### YOUR OBJECTIVE
Omit pictures and quote the listing below line by line, from its start through the line that holds "(6,0) -- (6,1208);".
--- START ---
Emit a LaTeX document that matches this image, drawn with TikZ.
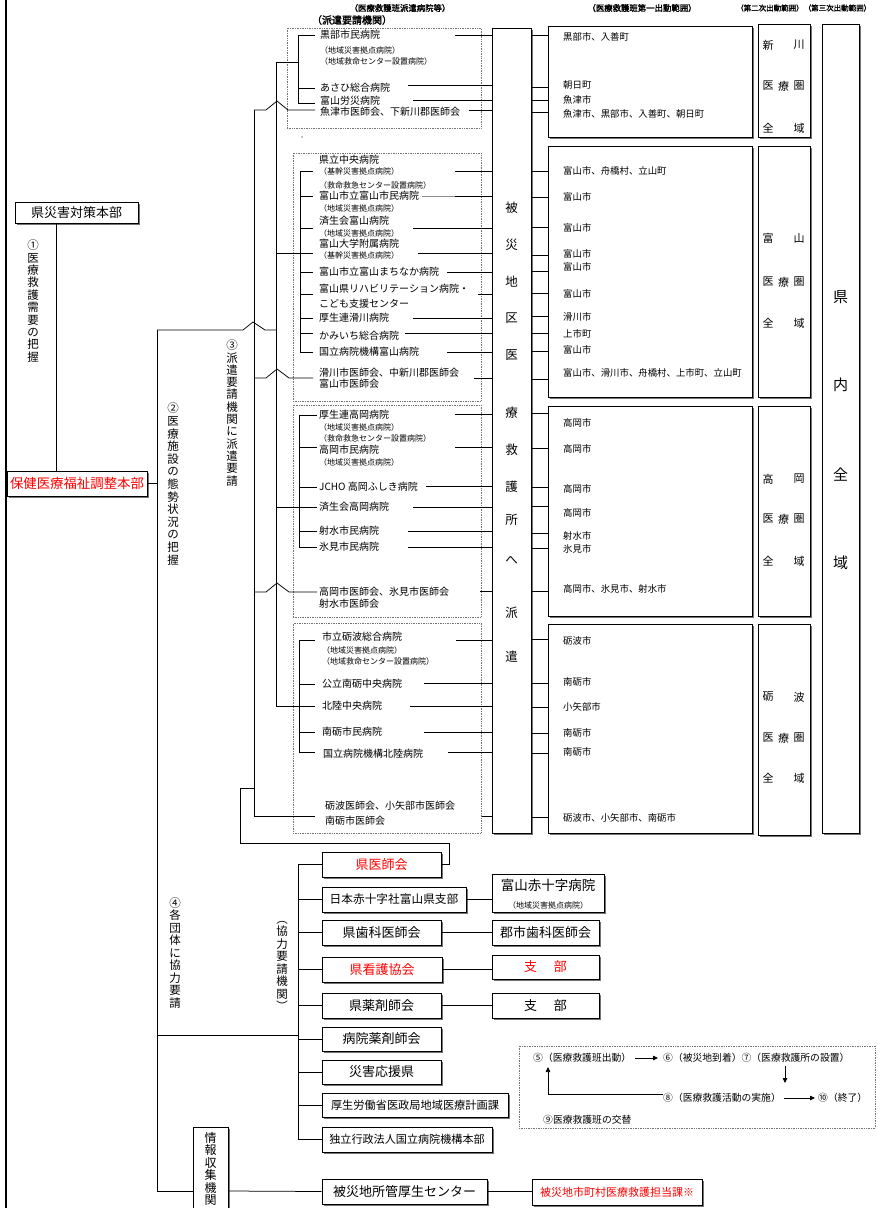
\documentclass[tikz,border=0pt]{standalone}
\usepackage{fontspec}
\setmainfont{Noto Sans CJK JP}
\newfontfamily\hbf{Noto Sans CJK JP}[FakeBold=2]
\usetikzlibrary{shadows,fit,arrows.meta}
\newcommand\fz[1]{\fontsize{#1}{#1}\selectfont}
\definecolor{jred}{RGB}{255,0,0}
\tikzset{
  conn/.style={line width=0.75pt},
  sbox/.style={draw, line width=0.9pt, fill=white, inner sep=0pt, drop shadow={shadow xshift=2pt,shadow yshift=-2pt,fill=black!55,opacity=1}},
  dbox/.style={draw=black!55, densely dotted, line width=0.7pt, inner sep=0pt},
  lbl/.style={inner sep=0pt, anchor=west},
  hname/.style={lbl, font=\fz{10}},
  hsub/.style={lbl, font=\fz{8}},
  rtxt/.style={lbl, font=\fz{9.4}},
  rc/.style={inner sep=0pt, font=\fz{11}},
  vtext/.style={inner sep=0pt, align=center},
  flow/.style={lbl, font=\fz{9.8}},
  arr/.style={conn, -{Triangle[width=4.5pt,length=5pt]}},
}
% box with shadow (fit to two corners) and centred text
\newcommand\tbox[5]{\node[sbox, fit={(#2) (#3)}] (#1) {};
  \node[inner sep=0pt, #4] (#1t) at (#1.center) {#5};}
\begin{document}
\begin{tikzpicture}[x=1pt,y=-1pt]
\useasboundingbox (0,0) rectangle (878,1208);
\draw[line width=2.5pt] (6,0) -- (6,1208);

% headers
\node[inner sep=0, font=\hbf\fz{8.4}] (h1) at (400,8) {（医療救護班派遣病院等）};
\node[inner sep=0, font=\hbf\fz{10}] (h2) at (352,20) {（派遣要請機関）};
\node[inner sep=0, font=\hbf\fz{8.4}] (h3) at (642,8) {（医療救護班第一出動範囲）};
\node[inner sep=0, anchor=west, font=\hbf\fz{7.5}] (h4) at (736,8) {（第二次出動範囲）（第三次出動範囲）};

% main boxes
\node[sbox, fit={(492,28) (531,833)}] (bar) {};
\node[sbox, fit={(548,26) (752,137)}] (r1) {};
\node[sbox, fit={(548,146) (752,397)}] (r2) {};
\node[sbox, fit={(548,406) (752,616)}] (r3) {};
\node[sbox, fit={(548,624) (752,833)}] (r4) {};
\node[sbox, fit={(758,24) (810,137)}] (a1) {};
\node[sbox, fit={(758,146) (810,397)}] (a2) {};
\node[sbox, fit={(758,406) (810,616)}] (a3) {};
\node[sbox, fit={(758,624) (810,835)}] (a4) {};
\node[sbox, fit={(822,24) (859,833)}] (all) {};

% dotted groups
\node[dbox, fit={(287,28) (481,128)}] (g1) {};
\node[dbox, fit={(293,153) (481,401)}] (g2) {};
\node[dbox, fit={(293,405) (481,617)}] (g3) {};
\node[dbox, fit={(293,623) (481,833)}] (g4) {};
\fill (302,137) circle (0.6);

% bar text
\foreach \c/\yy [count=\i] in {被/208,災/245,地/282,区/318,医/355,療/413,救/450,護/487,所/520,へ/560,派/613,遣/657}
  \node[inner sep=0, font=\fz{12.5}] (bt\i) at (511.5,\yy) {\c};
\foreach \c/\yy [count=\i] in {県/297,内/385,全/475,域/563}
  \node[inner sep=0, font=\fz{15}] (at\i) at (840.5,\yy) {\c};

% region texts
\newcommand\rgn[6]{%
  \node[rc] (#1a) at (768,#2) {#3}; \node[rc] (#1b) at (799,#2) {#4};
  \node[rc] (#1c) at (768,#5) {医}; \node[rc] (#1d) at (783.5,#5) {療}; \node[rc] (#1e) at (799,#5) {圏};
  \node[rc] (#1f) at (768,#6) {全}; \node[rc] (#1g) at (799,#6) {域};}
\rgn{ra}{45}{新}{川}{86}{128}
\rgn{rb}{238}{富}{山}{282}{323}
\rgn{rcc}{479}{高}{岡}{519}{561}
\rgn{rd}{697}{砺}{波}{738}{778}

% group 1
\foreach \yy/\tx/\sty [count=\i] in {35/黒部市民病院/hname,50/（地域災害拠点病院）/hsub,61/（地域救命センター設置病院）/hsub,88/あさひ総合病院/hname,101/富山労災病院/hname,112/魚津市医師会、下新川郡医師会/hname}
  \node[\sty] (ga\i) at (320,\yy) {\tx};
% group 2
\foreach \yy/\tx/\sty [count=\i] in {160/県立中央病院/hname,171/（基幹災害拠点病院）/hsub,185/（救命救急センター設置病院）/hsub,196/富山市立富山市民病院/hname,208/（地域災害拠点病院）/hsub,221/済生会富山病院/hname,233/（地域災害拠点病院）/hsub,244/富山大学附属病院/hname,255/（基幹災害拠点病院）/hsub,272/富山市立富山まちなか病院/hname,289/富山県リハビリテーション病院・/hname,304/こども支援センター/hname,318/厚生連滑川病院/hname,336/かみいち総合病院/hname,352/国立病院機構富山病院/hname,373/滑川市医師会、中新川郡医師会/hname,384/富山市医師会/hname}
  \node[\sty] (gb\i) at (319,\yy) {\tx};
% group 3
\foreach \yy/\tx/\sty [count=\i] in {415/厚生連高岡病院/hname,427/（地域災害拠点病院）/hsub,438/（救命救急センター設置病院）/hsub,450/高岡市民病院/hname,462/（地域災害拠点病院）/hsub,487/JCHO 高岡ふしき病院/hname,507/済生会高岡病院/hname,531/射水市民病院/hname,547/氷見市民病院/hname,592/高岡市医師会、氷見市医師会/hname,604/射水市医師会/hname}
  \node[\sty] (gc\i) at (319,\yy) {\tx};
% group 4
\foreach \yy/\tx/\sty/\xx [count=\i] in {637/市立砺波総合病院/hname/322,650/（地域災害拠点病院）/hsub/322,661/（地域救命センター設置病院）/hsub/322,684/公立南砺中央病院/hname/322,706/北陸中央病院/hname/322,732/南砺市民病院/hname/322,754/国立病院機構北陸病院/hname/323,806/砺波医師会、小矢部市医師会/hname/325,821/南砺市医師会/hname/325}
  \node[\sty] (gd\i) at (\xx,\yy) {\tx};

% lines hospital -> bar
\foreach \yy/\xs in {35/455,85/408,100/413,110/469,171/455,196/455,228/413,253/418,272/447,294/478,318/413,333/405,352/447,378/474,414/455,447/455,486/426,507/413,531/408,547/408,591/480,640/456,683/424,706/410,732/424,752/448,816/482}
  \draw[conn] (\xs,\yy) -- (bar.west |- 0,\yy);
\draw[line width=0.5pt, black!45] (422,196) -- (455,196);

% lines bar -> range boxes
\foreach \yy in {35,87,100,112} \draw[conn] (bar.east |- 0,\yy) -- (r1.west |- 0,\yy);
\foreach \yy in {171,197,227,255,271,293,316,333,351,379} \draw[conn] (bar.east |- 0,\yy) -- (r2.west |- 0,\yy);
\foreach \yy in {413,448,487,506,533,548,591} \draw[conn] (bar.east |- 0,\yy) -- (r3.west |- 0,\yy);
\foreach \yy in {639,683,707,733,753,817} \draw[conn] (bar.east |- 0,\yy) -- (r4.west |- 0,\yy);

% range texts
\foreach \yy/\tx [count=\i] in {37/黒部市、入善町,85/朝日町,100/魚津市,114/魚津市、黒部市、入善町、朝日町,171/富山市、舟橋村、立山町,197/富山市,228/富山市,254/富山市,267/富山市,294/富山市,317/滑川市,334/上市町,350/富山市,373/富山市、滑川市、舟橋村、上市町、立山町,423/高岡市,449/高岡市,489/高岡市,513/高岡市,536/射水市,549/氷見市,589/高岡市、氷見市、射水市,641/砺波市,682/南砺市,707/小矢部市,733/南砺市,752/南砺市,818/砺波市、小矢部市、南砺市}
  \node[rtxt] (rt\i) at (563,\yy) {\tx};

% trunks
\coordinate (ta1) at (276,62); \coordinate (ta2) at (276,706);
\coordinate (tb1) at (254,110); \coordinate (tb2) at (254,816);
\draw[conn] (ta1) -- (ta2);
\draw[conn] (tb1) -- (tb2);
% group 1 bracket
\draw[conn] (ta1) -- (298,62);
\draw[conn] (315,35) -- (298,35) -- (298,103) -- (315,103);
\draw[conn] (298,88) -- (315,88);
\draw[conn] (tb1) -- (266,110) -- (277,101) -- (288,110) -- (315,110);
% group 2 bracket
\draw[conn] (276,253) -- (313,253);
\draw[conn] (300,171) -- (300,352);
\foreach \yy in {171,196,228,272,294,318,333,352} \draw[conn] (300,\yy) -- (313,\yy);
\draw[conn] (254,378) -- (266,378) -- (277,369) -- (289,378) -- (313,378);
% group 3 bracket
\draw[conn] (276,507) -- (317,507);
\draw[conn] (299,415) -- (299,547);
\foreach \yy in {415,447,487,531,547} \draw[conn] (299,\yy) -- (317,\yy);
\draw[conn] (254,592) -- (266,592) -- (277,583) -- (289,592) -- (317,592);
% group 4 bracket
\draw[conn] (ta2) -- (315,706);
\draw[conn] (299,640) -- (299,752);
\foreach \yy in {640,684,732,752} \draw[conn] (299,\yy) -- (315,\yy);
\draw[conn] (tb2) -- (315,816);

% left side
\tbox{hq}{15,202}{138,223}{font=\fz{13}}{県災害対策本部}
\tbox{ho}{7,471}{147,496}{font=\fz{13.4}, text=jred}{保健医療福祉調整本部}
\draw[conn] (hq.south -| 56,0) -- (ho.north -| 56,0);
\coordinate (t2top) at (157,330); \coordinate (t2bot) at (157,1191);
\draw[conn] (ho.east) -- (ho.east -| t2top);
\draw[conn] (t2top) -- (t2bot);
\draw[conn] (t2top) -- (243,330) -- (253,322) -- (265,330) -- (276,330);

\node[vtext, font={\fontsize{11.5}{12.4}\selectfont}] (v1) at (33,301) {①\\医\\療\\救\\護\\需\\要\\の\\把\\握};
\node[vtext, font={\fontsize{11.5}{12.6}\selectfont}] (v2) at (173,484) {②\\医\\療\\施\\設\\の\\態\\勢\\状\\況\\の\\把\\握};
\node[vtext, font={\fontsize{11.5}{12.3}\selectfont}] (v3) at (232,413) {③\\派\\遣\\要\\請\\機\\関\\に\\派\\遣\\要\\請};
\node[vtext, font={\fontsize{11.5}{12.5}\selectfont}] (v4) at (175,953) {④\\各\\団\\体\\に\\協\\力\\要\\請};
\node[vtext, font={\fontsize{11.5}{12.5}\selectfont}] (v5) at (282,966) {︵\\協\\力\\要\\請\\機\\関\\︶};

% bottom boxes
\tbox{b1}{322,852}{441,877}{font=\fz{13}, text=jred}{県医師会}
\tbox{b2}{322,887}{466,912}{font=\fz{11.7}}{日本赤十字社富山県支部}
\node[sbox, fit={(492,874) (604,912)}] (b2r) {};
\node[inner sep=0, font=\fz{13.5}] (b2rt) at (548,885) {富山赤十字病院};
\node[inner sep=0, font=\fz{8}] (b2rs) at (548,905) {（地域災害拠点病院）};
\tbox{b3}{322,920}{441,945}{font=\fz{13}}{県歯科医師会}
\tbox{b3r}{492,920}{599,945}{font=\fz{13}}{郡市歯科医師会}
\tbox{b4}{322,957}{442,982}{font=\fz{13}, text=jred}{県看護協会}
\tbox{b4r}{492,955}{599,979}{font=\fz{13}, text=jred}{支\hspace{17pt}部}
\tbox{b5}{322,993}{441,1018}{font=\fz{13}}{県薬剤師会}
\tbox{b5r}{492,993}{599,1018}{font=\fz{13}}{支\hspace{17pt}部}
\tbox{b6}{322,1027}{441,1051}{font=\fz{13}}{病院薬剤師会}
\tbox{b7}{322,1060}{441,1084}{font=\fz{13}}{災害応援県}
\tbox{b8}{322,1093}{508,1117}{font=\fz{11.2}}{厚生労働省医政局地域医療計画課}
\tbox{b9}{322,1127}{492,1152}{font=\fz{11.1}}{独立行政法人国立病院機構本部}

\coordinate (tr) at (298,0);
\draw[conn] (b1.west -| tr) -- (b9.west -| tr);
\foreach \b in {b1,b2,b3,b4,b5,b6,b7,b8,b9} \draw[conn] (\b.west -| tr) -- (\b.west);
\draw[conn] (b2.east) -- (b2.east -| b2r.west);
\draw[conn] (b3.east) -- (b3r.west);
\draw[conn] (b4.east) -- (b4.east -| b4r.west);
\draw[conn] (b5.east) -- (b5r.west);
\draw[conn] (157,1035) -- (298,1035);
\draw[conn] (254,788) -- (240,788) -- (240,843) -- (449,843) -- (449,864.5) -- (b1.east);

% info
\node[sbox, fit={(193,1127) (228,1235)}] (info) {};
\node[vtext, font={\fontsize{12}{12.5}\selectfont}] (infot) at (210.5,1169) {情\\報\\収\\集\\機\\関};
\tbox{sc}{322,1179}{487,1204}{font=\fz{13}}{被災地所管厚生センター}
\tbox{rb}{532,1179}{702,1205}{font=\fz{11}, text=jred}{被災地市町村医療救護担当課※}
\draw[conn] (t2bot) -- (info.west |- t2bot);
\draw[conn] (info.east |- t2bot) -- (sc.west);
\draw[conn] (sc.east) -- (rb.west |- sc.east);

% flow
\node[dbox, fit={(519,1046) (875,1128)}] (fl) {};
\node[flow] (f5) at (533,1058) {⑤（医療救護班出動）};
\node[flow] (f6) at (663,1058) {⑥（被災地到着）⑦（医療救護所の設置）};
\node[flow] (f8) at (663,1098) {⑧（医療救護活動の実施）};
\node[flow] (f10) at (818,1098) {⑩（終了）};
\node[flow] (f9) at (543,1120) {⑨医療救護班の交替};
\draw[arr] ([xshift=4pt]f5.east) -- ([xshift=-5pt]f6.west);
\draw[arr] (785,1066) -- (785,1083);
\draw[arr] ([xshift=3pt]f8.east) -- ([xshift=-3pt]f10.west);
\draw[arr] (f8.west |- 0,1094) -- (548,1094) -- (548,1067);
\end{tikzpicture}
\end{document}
--- END ---
### FINAL RESULT
Emit a LaTeX document that matches this image, drawn with TikZ.
\documentclass[tikz,border=0pt]{standalone}
\usepackage{fontspec}
\setmainfont{Noto Sans CJK JP}
\newfontfamily\hbf{Noto Sans CJK JP}[FakeBold=2]
\usetikzlibrary{shadows,fit,arrows.meta}
\newcommand\fz[1]{\fontsize{#1}{#1}\selectfont}
\definecolor{jred}{RGB}{255,0,0}
\tikzset{
  conn/.style={line width=0.75pt},
  sbox/.style={draw, line width=0.9pt, fill=white, inner sep=0pt, drop shadow={shadow xshift=2pt,shadow yshift=-2pt,fill=black!55,opacity=1}},
  dbox/.style={draw=black!55, densely dotted, line width=0.7pt, inner sep=0pt},
  lbl/.style={inner sep=0pt, anchor=west},
  hname/.style={lbl, font=\fz{10}},
  hsub/.style={lbl, font=\fz{8}},
  rtxt/.style={lbl, font=\fz{9.4}},
  rc/.style={inner sep=0pt, font=\fz{11}},
  vtext/.style={inner sep=0pt, align=center},
  flow/.style={lbl, font=\fz{9.8}},
  arr/.style={conn, -{Triangle[width=4.5pt,length=5pt]}},
}
% box with shadow (fit to two corners) and centred text
\newcommand\tbox[5]{\node[sbox, fit={(#2) (#3)}] (#1) {};
  \node[inner sep=0pt, #4] (#1t) at (#1.center) {#5};}
\begin{document}
\begin{tikzpicture}[x=1pt,y=-1pt]
\useasboundingbox (0,0) rectangle (878,1208);
\draw[line width=2.5pt] (6,0) -- (6,1208);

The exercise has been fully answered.